Stopforth suggests the recent, much-publicized burning of the Amazon rainforest may be an omen of things to come for some of the world's coffee farmers, who might find fewer and fewer places to actually grow coffee in the coming years and decades, because of drought and the ongoing effects of global warming.
"We're not here to demonize coffee. We love coffee, we love coffee farmers," Stopforth says. "But the harsh reality is, coffee is in major trouble."
The company estimates that for every cup of regular coffee that's consumed, a square inch of rainforest is lost to deforestation.
While Stopforth proclaims his product as the future of coffee — the Tesla of coffee, as he put it — what does it actually taste like?
Stopforth has tasted his own coffee, though he admits there was a lot of trial and error while trying to perfect his craft in his garage.
"There was a lot of coffee we spat out," he says. "Then, there was that Eureka moment, when we were like, 'this is a great cup of coffee!'"
At that point, the company did a Pepsi Challenge-style taste test at the University of Washington, where seven out of ten students preferred the lab coffee to the real stuff.
"It was smoother, it was less bitter, it was less acidic," Stopforth says.

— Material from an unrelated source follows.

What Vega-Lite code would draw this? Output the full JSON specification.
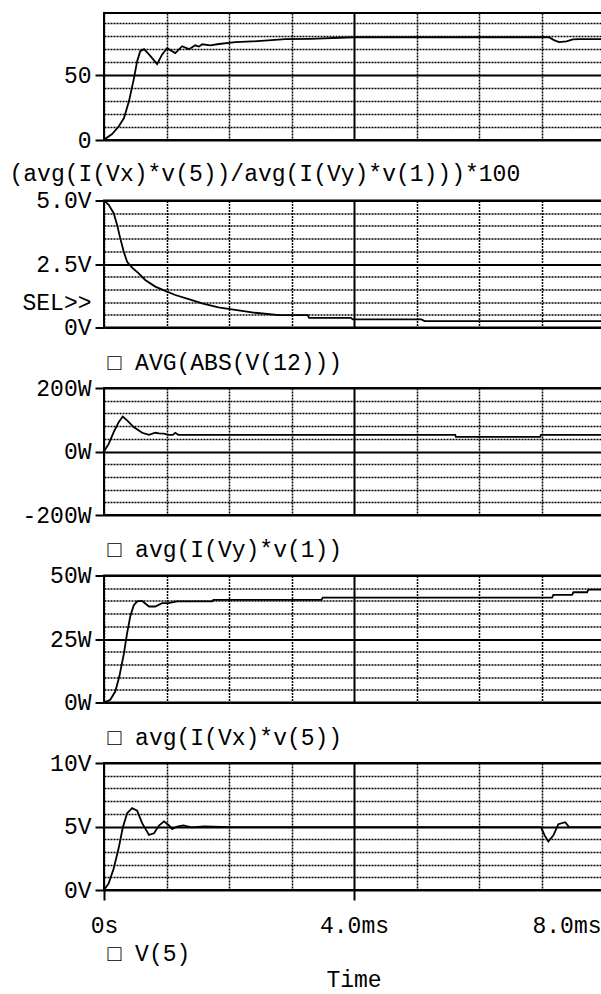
{
  "$schema": "https://vega.github.io/schema/vega-lite/v6.json",
  "background": "white",
  "padding": {"left": 8, "top": 11, "right": 0, "bottom": 0},
  "spacing": 60.5,
  "bounds": "flush",
  "config": {
    "font": "Liberation Mono",
    "view": {"stroke": "black", "strokeWidth": 2},
    "axis": {
      "labelFont": "Liberation Mono", "labelFontSize": 23, "labelColor": "black",
      "titleFont": "Liberation Mono", "titleFontSize": 23, "titleFontWeight": "normal", "titleColor": "black",
      "gridColor": "black", "gridOpacity": 1, "tickColor": "black", "domain": false, "labelOverlap": false
    },
    "title": {"font": "Liberation Mono", "fontSize": 23, "fontWeight": "normal", "color": "black"}
  },
  "datasets": {
    "p1": [
      {"t": 0, "v": 0}, {"t": 0.016, "v": 0.8}, {"t": 0.13, "v": 4.6}, {"t": 0.24, "v": 10.8}, {"t": 0.32, "v": 16.9},
      {"t": 0.4, "v": 30}, {"t": 0.48, "v": 47.7}, {"t": 0.53, "v": 60.8}, {"t": 0.58, "v": 68.5}, {"t": 0.64, "v": 70},
      {"t": 0.72, "v": 66}, {"t": 0.85, "v": 58.5}, {"t": 0.93, "v": 66}, {"t": 1.01, "v": 70.8}, {"t": 1.14, "v": 67},
      {"t": 1.25, "v": 72.3}, {"t": 1.36, "v": 70}, {"t": 1.46, "v": 73}, {"t": 1.52, "v": 72}, {"t": 1.57, "v": 73.8},
      {"t": 1.7, "v": 73}, {"t": 1.84, "v": 74}, {"t": 2.1, "v": 75.4}, {"t": 2.37, "v": 76}, {"t": 2.9, "v": 77.7},
      {"t": 3.3, "v": 78}, {"t": 4.0, "v": 79.2}, {"t": 7.12, "v": 79.2}, {"t": 7.2, "v": 77}, {"t": 7.28, "v": 75.4},
      {"t": 7.4, "v": 76}, {"t": 7.5, "v": 77.5}, {"t": 7.6, "v": 77.7}, {"t": 8, "v": 77.7}
    ],
    "p2": [
      {"t": 0, "v": 5.0}, {"t": 0.075, "v": 4.83}, {"t": 0.155, "v": 4.5}, {"t": 0.21, "v": 4.04}, {"t": 0.26, "v": 3.51},
      {"t": 0.315, "v": 2.99}, {"t": 0.37, "v": 2.59}, {"t": 0.45, "v": 2.36}, {"t": 0.555, "v": 2.13}, {"t": 0.66, "v": 1.87},
      {"t": 0.82, "v": 1.61}, {"t": 0.98, "v": 1.44}, {"t": 1.14, "v": 1.28}, {"t": 1.355, "v": 1.12}, {"t": 1.57, "v": 0.95},
      {"t": 1.83, "v": 0.79}, {"t": 2.1, "v": 0.69}, {"t": 2.42, "v": 0.58}, {"t": 2.8, "v": 0.49}, {"t": 3.26, "v": 0.49},
      {"t": 3.28, "v": 0.38}, {"t": 3.95, "v": 0.38}, {"t": 3.98, "v": 0.32}, {"t": 5.08, "v": 0.32}, {"t": 5.13, "v": 0.25},
      {"t": 8, "v": 0.25}
    ],
    "p3": [
      {"t": 0, "v": 0}, {"t": 0.075, "v": 24}, {"t": 0.155, "v": 61}, {"t": 0.235, "v": 92.5}, {"t": 0.3, "v": 110},
      {"t": 0.37, "v": 98}, {"t": 0.475, "v": 77}, {"t": 0.61, "v": 59}, {"t": 0.72, "v": 52.5}, {"t": 0.82, "v": 59},
      {"t": 0.88, "v": 57}, {"t": 0.955, "v": 56}, {"t": 1.03, "v": 52.5}, {"t": 1.1, "v": 52.5}, {"t": 1.14, "v": 59},
      {"t": 1.19, "v": 52.5}, {"t": 5.62, "v": 52.5}, {"t": 5.63, "v": 46}, {"t": 6.98, "v": 46}, {"t": 6.99, "v": 52.5},
      {"t": 8, "v": 52.5}
    ],
    "p4": [
      {"t": 0, "v": 0}, {"t": 0.1, "v": 1.05}, {"t": 0.18, "v": 4.3}, {"t": 0.245, "v": 10.2}, {"t": 0.315, "v": 18.8},
      {"t": 0.37, "v": 27.3}, {"t": 0.42, "v": 33.9}, {"t": 0.475, "v": 38.2}, {"t": 0.53, "v": 39.8}, {"t": 0.61, "v": 40.0},
      {"t": 0.66, "v": 39}, {"t": 0.72, "v": 37.8}, {"t": 0.82, "v": 37.8}, {"t": 0.93, "v": 39.1}, {"t": 1.03, "v": 39.1},
      {"t": 1.17, "v": 39.8}, {"t": 1.73, "v": 39.8}, {"t": 1.75, "v": 40.4}, {"t": 3.48, "v": 40.4}, {"t": 3.5, "v": 41.3},
      {"t": 7.17, "v": 41.3}, {"t": 7.19, "v": 42.4}, {"t": 7.49, "v": 42.4}, {"t": 7.51, "v": 43.4}, {"t": 7.73, "v": 43.4},
      {"t": 7.75, "v": 44.4}, {"t": 8, "v": 44.4}
    ],
    "p5": [
      {"t": 0, "v": 0}, {"t": 0.075, "v": 0.52}, {"t": 0.155, "v": 1.7}, {"t": 0.235, "v": 3.3}, {"t": 0.3, "v": 4.9},
      {"t": 0.37, "v": 6.05}, {"t": 0.45, "v": 6.45}, {"t": 0.53, "v": 6.24}, {"t": 0.61, "v": 5.26}, {"t": 0.72, "v": 4.34},
      {"t": 0.8, "v": 4.47}, {"t": 0.88, "v": 5.08}, {"t": 0.96, "v": 5.4}, {"t": 1.04, "v": 5.08}, {"t": 1.09, "v": 4.79},
      {"t": 1.17, "v": 5.0}, {"t": 1.27, "v": 5.08}, {"t": 1.4, "v": 4.93}, {"t": 1.6, "v": 5.0}, {"t": 2, "v": 4.95},
      {"t": 6.99, "v": 4.95}, {"t": 7.05, "v": 4.3}, {"t": 7.11, "v": 3.82}, {"t": 7.19, "v": 4.3}, {"t": 7.27, "v": 5.18},
      {"t": 7.38, "v": 5.34}, {"t": 7.44, "v": 4.95}, {"t": 8, "v": 4.95}
    ]
  },
  "vconcat": [
    {
      "width": 500, "height": 127,
      "data": {"name": "p1"},
      "mark": {"type": "line", "color": "black", "strokeWidth": 1.8},
      "encoding": {
        "x": {"field": "t", "type": "quantitative", "scale": {"domain": [0, 8], "nice": false, "zero": false},
          "axis": {"values": [0, 1, 2, 3, 4, 5, 6, 7, 8], "labels": false, "ticks": false, "grid": true,
            "gridDash": {"condition": {"test": "datum.value == 4", "value": []}, "value": [2, 1]},
            "gridWidth": {"condition": {"test": "datum.value == 4", "value": 2}, "value": 1.5},
            "title": "(avg(I(Vx)*v(5))/avg(I(Vy)*v(1)))*100", "titleX": -95, "titleY": 40, "titleAlign": "left", "titleBaseline": "alphabetic"}},
        "y": {"field": "v", "type": "quantitative", "scale": {"domain": [0, 97.9], "nice": false, "zero": false},
          "axis": {"values": [0, 10, 20, 30, 40, 50, 60, 70, 80, 90], "title": null, "grid": true,
            "labelExpr": "datum.value == 0 ? '0' : datum.value == 50 ? '50' : ''",
            "tickSize": 9, "tickWidth": 2, "labelPadding": 4,
            "tickOpacity": {"condition": {"test": "datum.value == 0 || datum.value == 50", "value": 1}, "value": 0},
            "gridDash": {"condition": {"test": "datum.value == 0 || datum.value == 50", "value": []}, "value": [2, 1]},
            "gridWidth": {"condition": {"test": "datum.value == 0 || datum.value == 50", "value": 2}, "value": 1.5}}}
      }
    },
    {
      "width": 500, "height": 127,
      "data": {"name": "p2"},
      "mark": {"type": "line", "color": "black", "strokeWidth": 1.8},
      "encoding": {
        "x": {"field": "t", "type": "quantitative", "scale": {"domain": [0, 8], "nice": false, "zero": false},
          "axis": {"values": [0, 1, 2, 3, 4, 5, 6, 7, 8], "labels": false, "ticks": false, "grid": true,
            "gridDash": {"condition": {"test": "datum.value == 4", "value": []}, "value": [2, 1]},
            "gridWidth": {"condition": {"test": "datum.value == 4", "value": 2}, "value": 1.5},
            "title": "□ AVG(ABS(V(12)))", "titleX": 3, "titleY": 42, "titleAlign": "left", "titleBaseline": "alphabetic"}},
        "y": {"field": "v", "type": "quantitative", "scale": {"domain": [0, 5], "nice": false, "zero": false},
          "axis": {"values": [0, 0.5, 1, 1.5, 2, 2.5, 3, 3.5, 4, 4.5, 5], "title": null, "grid": true,
            "labelExpr": "datum.value == 0 ? '0V' : datum.value == 2.5 ? '2.5V' : datum.value == 5 ? '5.0V' : datum.value == 1 ? 'SEL>>' : ''",
            "tickSize": 9, "tickWidth": 2, "labelPadding": 4,
            "tickOpacity": {"condition": {"test": "datum.value == 0 || datum.value == 2.5 || datum.value == 5", "value": 1}, "value": 0},
            "gridDash": {"condition": {"test": "datum.value == 0 || datum.value == 2.5 || datum.value == 5", "value": []}, "value": [2, 1]},
            "gridWidth": {"condition": {"test": "datum.value == 0 || datum.value == 2.5 || datum.value == 5", "value": 2}, "value": 1.5}}}
      }
    },
    {
      "width": 500, "height": 127,
      "data": {"name": "p3"},
      "mark": {"type": "line", "color": "black", "strokeWidth": 1.8},
      "encoding": {
        "x": {"field": "t", "type": "quantitative", "scale": {"domain": [0, 8], "nice": false, "zero": false},
          "axis": {"values": [0, 1, 2, 3, 4, 5, 6, 7, 8], "labels": false, "ticks": false, "grid": true,
            "gridDash": {"condition": {"test": "datum.value == 4", "value": []}, "value": [2, 1]},
            "gridWidth": {"condition": {"test": "datum.value == 4", "value": 2}, "value": 1.5},
            "title": "□ avg(I(Vy)*v(1))", "titleX": 3, "titleY": 41, "titleAlign": "left", "titleBaseline": "alphabetic"}},
        "y": {"field": "v", "type": "quantitative", "scale": {"domain": [-200, 200], "nice": false, "zero": false},
          "axis": {"values": [-200, -160, -120, -80, -40, 0, 40, 80, 120, 160, 200], "title": null, "grid": true,
            "labelExpr": "datum.value == 0 ? '0W' : datum.value == 200 ? '200W' : datum.value == -200 ? '-200W' : ''",
            "tickSize": 9, "tickWidth": 2, "labelPadding": 4,
            "tickOpacity": {"condition": {"test": "datum.value == 0 || datum.value == 200 || datum.value == -200", "value": 1}, "value": 0},
            "gridDash": {"condition": {"test": "datum.value == 0 || datum.value == 200 || datum.value == -200", "value": []}, "value": [2, 1]},
            "gridWidth": {"condition": {"test": "datum.value == 0 || datum.value == 200 || datum.value == -200", "value": 2}, "value": 1.5}}}
      }
    },
    {
      "width": 500, "height": 127,
      "data": {"name": "p4"},
      "mark": {"type": "line", "color": "black", "strokeWidth": 1.8},
      "encoding": {
        "x": {"field": "t", "type": "quantitative", "scale": {"domain": [0, 8], "nice": false, "zero": false},
          "axis": {"values": [0, 1, 2, 3, 4, 5, 6, 7, 8], "labels": false, "ticks": false, "grid": true,
            "gridDash": {"condition": {"test": "datum.value == 4", "value": []}, "value": [2, 1]},
            "gridWidth": {"condition": {"test": "datum.value == 4", "value": 2}, "value": 1.5},
            "title": "□ avg(I(Vx)*v(5))", "titleX": 3, "titleY": 42, "titleAlign": "left", "titleBaseline": "alphabetic"}},
        "y": {"field": "v", "type": "quantitative", "scale": {"domain": [0, 50], "nice": false, "zero": false},
          "axis": {"values": [0, 5, 10, 15, 20, 25, 30, 35, 40, 45, 50], "title": null, "grid": true,
            "labelExpr": "datum.value == 0 ? '0W' : datum.value == 25 ? '25W' : datum.value == 50 ? '50W' : ''",
            "tickSize": 9, "tickWidth": 2, "labelPadding": 4,
            "tickOpacity": {"condition": {"test": "datum.value == 0 || datum.value == 25 || datum.value == 50", "value": 1}, "value": 0},
            "gridDash": {"condition": {"test": "datum.value == 0 || datum.value == 25 || datum.value == 50", "value": []}, "value": [2, 1]},
            "gridWidth": {"condition": {"test": "datum.value == 0 || datum.value == 25 || datum.value == 50", "value": 2}, "value": 1.5}}}
      }
    },
    {
      "width": 500, "height": 127,
      "title": {"text": "Time", "orient": "bottom", "anchor": "middle", "frame": "group", "offset": 4},
      "data": {"name": "p5"},
      "mark": {"type": "line", "color": "black", "strokeWidth": 1.8},
      "encoding": {
        "x": {"field": "t", "type": "quantitative", "scale": {"domain": [0, 8], "nice": false, "zero": false},
          "axis": {"values": [0, 1, 2, 3, 4, 5, 6, 7, 8], "grid": true,
            "labelExpr": "datum.value == 0 ? '0s' : datum.value == 4 ? '4.0ms' : datum.value == 8 ? '8.0ms' : ''",
            "labelAlign": {"condition": {"test": "datum.value == 8", "value": "right"}, "value": "center"},
            "labelOffset": {"condition": {"test": "datum.value == 8", "value": -3}, "value": 0},
            "labelBaseline": "alphabetic", "labelPadding": 32,
            "tickSize": 10, "tickWidth": 2,
            "tickOpacity": {"condition": {"test": "datum.value == 0 || datum.value == 4 || datum.value == 8", "value": 1}, "value": 0},
            "gridDash": {"condition": {"test": "datum.value == 4", "value": []}, "value": [2, 1]},
            "gridWidth": {"condition": {"test": "datum.value == 4", "value": 2}, "value": 1.5},
            "title": "□ V(5)", "titleX": 3, "titleY": 70, "titleAlign": "left", "titleBaseline": "alphabetic"}},
        "y": {"field": "v", "type": "quantitative", "scale": {"domain": [0, 10], "nice": false, "zero": false},
          "axis": {"values": [0, 1, 2, 3, 4, 5, 6, 7, 8, 9, 10], "title": null, "grid": true,
            "labelExpr": "datum.value == 0 ? '0V' : datum.value == 5 ? '5V' : datum.value == 10 ? '10V' : ''",
            "tickSize": 9, "tickWidth": 2, "labelPadding": 4,
            "tickOpacity": {"condition": {"test": "datum.value == 0 || datum.value == 5 || datum.value == 10", "value": 1}, "value": 0},
            "gridDash": {"condition": {"test": "datum.value == 0 || datum.value == 5 || datum.value == 10", "value": []}, "value": [2, 1]},
            "gridWidth": {"condition": {"test": "datum.value == 0 || datum.value == 5 || datum.value == 10", "value": 2}, "value": 1.5}}}
      }
    }
  ]
}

Atomo hopes to have its product released to the public by 2020. For now, the fledgling company boasts a $2.6 million investment from Horizons Ventures, which has invested millions in other alternative products, such as plant-based burgers, molecular whisky and vegan dairy products.
The plant-based burger company, Impossible Burger, is now worth $2 billion dollars, and competes with Beyond Meat in the plant-based burger market.